» Written task
Leave out the pictures and repeat the rest of the material exactly.

» Supplied material
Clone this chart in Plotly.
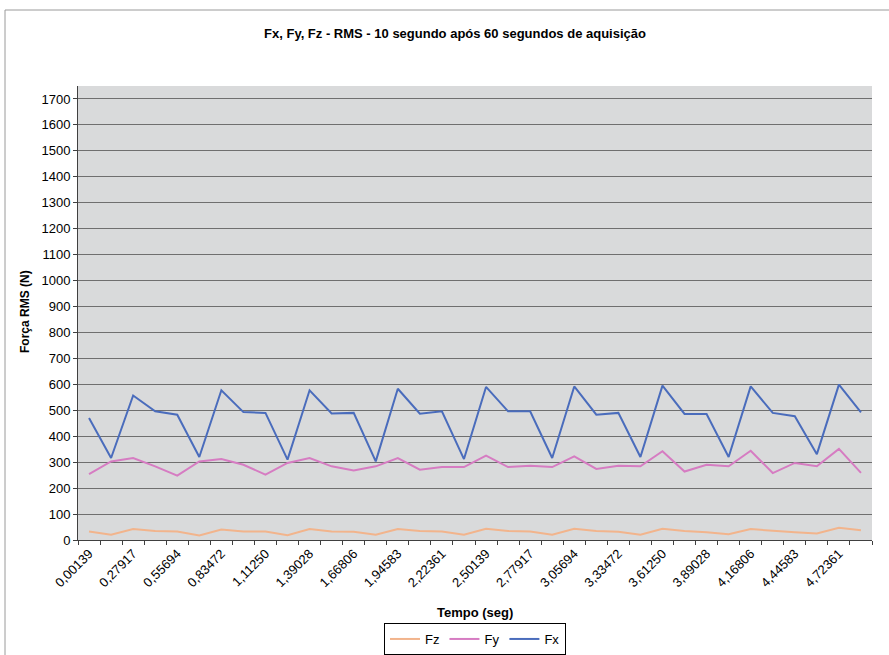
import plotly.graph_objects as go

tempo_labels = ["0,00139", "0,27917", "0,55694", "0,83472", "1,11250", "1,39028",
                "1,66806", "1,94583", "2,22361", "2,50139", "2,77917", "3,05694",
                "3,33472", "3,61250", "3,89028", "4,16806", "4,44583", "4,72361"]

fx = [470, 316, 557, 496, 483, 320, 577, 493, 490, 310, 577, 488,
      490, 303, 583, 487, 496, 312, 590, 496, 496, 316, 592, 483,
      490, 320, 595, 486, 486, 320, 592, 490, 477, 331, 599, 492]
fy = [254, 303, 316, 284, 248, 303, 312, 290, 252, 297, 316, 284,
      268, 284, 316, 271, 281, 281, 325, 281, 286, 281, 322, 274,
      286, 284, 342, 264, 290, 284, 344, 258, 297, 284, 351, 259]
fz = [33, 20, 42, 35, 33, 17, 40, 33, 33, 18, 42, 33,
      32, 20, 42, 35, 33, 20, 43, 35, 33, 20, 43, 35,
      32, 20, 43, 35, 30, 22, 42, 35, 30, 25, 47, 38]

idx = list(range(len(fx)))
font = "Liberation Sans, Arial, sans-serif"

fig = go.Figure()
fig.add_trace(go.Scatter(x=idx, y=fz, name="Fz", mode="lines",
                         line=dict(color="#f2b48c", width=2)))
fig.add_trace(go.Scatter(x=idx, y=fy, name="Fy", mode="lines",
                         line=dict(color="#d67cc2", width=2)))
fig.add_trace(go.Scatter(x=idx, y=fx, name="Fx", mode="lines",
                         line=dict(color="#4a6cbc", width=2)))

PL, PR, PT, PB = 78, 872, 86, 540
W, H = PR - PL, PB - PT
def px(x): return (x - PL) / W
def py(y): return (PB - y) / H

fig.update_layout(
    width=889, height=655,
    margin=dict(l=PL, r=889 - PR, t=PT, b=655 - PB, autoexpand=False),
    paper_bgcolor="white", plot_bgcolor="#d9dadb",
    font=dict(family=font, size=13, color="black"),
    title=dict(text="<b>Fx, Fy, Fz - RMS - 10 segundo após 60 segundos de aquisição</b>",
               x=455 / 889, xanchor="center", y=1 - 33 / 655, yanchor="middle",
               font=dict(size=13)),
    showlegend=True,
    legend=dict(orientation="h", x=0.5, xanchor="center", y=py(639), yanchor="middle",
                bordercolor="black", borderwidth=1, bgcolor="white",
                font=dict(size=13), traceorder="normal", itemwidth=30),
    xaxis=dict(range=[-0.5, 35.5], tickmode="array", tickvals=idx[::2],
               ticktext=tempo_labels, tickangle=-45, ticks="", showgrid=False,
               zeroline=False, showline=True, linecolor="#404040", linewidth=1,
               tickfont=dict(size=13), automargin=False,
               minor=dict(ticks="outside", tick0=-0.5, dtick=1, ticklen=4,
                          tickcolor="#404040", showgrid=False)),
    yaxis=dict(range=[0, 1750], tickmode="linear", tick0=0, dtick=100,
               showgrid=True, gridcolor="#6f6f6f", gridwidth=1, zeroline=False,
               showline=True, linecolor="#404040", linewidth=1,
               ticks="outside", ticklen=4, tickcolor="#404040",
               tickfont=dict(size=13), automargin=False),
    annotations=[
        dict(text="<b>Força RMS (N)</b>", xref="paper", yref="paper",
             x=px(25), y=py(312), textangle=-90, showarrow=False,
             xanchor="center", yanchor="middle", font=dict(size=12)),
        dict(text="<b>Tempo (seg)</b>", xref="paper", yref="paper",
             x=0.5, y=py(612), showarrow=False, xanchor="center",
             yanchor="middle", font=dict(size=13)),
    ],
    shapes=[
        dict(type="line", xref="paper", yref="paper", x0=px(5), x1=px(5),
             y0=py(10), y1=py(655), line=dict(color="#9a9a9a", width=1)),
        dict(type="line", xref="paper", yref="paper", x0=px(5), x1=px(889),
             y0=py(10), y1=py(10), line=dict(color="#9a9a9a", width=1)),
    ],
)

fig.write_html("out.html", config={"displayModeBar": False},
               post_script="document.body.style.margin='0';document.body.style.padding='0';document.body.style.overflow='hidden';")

» Completed task
Clone this chart in Plotly.
import plotly.graph_objects as go

tempo_labels = ["0,00139", "0,27917", "0,55694", "0,83472", "1,11250", "1,39028",
                "1,66806", "1,94583", "2,22361", "2,50139", "2,77917", "3,05694",
                "3,33472", "3,61250", "3,89028", "4,16806", "4,44583", "4,72361"]

fx = [470, 316, 557, 496, 483, 320, 577, 493, 490, 310, 577, 488,
      490, 303, 583, 487, 496, 312, 590, 496, 496, 316, 592, 483,
      490, 320, 595, 486, 486, 320, 592, 490, 477, 331, 599, 492]
fy = [254, 303, 316, 284, 248, 303, 312, 290, 252, 297, 316, 284,
      268, 284, 316, 271, 281, 281, 325, 281, 286, 281, 322, 274,
      286, 284, 342, 264, 290, 284, 344, 258, 297, 284, 351, 259]
fz = [33, 20, 42, 35, 33, 17, 40, 33, 33, 18, 42, 33,
      32, 20, 42, 35, 33, 20, 43, 35, 33, 20, 43, 35,
      32, 20, 43, 35, 30, 22, 42, 35, 30, 25, 47, 38]

idx = list(range(len(fx)))
font = "Liberation Sans, Arial, sans-serif"

fig = go.Figure()
fig.add_trace(go.Scatter(x=idx, y=fz, name="Fz", mode="lines",
                         line=dict(color="#f2b48c", width=2)))
fig.add_trace(go.Scatter(x=idx, y=fy, name="Fy", mode="lines",
                         line=dict(color="#d67cc2", width=2)))
fig.add_trace(go.Scatter(x=idx, y=fx, name="Fx", mode="lines",
                         line=dict(color="#4a6cbc", width=2)))

PL, PR, PT, PB = 78, 872, 86, 540
W, H = PR - PL, PB - PT
def px(x): return (x - PL) / W
def py(y): return (PB - y) / H

fig.update_layout(
    width=889, height=655,
    margin=dict(l=PL, r=889 - PR, t=PT, b=655 - PB, autoexpand=False),
    paper_bgcolor="white", plot_bgcolor="#d9dadb",
    font=dict(family=font, size=13, color="black"),
    title=dict(text="<b>Fx, Fy, Fz - RMS - 10 segundo após 60 segundos de aquisição</b>",
               x=455 / 889, xanchor="center", y=1 - 33 / 655, yanchor="middle",
               font=dict(size=13)),
    showlegend=True,
    legend=dict(orientation="h", x=0.5, xanchor="center", y=py(639), yanchor="middle",
                bordercolor="black", borderwidth=1, bgcolor="white",
                font=dict(size=13), traceorder="normal", itemwidth=30),
    xaxis=dict(range=[-0.5, 35.5], tickmode="array", tickvals=idx[::2],
               ticktext=tempo_labels, tickangle=-45, ticks="", showgrid=False,
               zeroline=False, showline=True, linecolor="#404040", linewidth=1,
               tickfont=dict(size=13), automargin=False,
               minor=dict(ticks="outside", tick0=-0.5, dtick=1, ticklen=4,
                          tickcolor="#404040", showgrid=False)),
    yaxis=dict(range=[0, 1750], tickmode="linear", tick0=0, dtick=100,
               showgrid=True, gridcolor="#6f6f6f", gridwidth=1, zeroline=False,
               showline=True, linecolor="#404040", linewidth=1,
               ticks="outside", ticklen=4, tickcolor="#404040",
               tickfont=dict(size=13), automargin=False),
    annotations=[
        dict(text="<b>Força RMS (N)</b>", xref="paper", yref="paper",
             x=px(25), y=py(312), textangle=-90, showarrow=False,
             xanchor="center", yanchor="middle", font=dict(size=12)),
        dict(text="<b>Tempo (seg)</b>", xref="paper", yref="paper",
             x=0.5, y=py(612), showarrow=False, xanchor="center",
             yanchor="middle", font=dict(size=13)),
    ],
    shapes=[
        dict(type="line", xref="paper", yref="paper", x0=px(5), x1=px(5),
             y0=py(10), y1=py(655), line=dict(color="#9a9a9a", width=1)),
        dict(type="line", xref="paper", yref="paper", x0=px(5), x1=px(889),
             y0=py(10), y1=py(10), line=dict(color="#9a9a9a", width=1)),
    ],
)

fig.write_html("out.html", config={"displayModeBar": False},
               post_script="document.body.style.margin='0';document.body.style.padding='0';document.body.style.overflow='hidden';")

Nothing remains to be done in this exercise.